Dancing With The Green Fairy: Absinthe Demystified

Drink Features

It looks like Listerine and tastes like licorice. It might get you seduced by a vampire, like in Bram Stoker’s Dracula, or make you spawn a witch, as in the Broadway show Wicked. It might turn you into a famous writer, like Wilde or Hemingway. It might make you the world’s most renowned suicidal painter, like Vincent Van Gogh. Could it conjure a Green Fairy, like in Moulin Rouge? Absinthe is a drink of legends, banned from the United States for almost a century, but it might just be some really strong booze.

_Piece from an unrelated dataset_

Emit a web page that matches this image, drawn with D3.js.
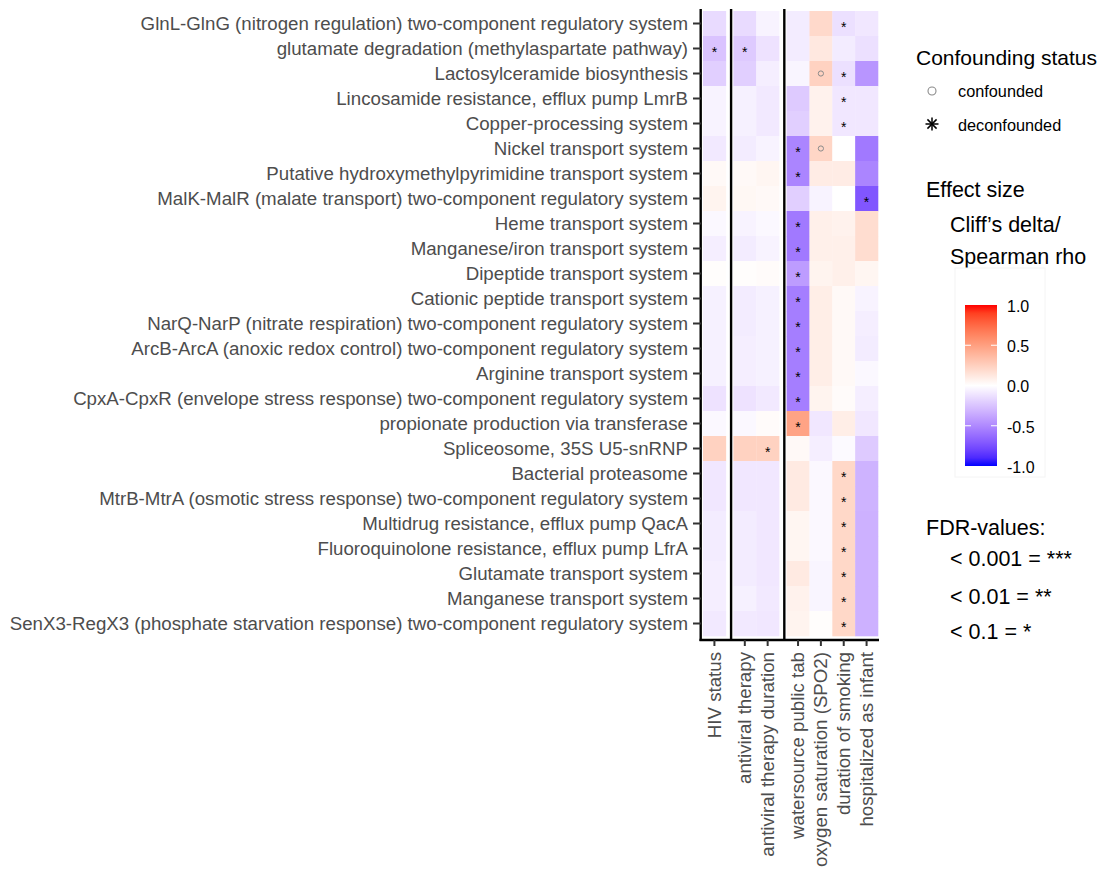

The liquor’s licorice flavor comes from anise seeds, but what makes absinthe absinthe, is a wildflower called wormwood. For centuries, people have used wormwood as medicine – it takes its name as a treatment for intestinal worms – and you can still find it in your local pharmacy. But, like many homeopathic remedies, it’s been associated with witchcraft – reading the stars, calling forth spirits, enducing visions. A chemical in wormwood called thujone has been linked to hallucinations. Anthropologist Michael Harner has argued that the witches-riding-broomsticks myths might have developed because women applied botanical oils made from stuff like wormwood to a certain mucous membrane using the handiest domestic instrument they could find.

“Perhaps the witches were hallucinating that they could fly,” says Alison Martlew, a bartender at Dos Perros cantina in Durham. “[Absinthe] does feel a teeny little bit trippy.”

Dos Perros had a bottle of La Fée NV Absinthe Verte, a cheap, artificially green French import. Martlew let me taste a sip – kind of like cough medicine, but you’re not supposed to drink it straight anyway. It’s 38-percent ABV, whereas the better absinthes are often at least a third higher. Absinthe wasn’t a big seller at Dos Perros — the almost-full bottle had a pricetag from the state liquor store dated February 2012.

The fact that you can get real absinthe in the U.S. at all took a feat of legal reinterpretation in 2007. Prior to that, legislators and bartenders alike operated under the assumption that the legendary liquor was still banned under anti-thujone regulations. Once the parties involved took a hard look at the trace amounts of thujone in authentic absinthe, the liquor was deemed legal.

Around the corner at the high-end cocktail bar Alley 26, bow-tied proprietor Shannon Healy makes me a Sazerac, perhaps the most popular of absinthe drinks. It’s something like an Old-Fashioned – sugar, bitters, rye and lemon. What makes it a Sazerac is a splash of absinthe, in this case a 110-proof Absente brand imported from southern France, yellower than the Scope-colored NV. By tradition, a bartender merely rinses a lowball glass with absinthe and pours it out, leaving just traces to flavor the mix.

“It’s a lovely addition to a drink, but if you use too much of it, you might as well just be drinking absinthe,” Healy says.

Overhearing our conversation, a nearby patron orders a Sazerac. At first, Healy shakes a few drops of angostura bitters over a spoonful of sugar. Then he rinses out that glass and starts over. It has to be Peychaud’s bitters, which also contain wormwood and which give the Sazerac a distinctive red color – the absinthe green disappears.

“The man made one drink,” says Healy, referring to Peychaud. “Let’s let him have it.”

Antoine Peychaud invented the Sazerac in New Orleans in 1838. Peychaud started with brandy, but the European grape blight of the 19th century eventually pushed the drink toward rye. Hemingway drank absinthe in champagne: Death in the Afternoon. The French usually drink it in a louche form – a milky liquid produced by adding water. The liquor can only hold its herbs and spices at a certain alcohol by volume. Once it’s diluted, they start to cloud it. Water is dripped slowly into the liquor until the desired louche is reached. This weaker form of anise-flavored liquor is called pastis.

“While the English are drinking tea, the French are drinking pastis,” says Healy. Sometimes the water is dripped over a sugar cube suspended on a spoon, but Healy says that’s really for cheaper, rougher Czech or “Bohemian” absinthes. He says the purer Swiss and French absinthes make nice bittering agents for balanced cocktails.

“I don’t believe that there are any magical properties,” he says. “[Thujone] can do bad things to you, but it doesn’t survive the distillation process.

“All these crazy, drug-addled artists – they’d be sane otherwise,” he says sarcastically. “It’s the same way there are stories about what oysters and tiger penises can do for you. You drink enough of 140-proof spirit, you’re going to see something.”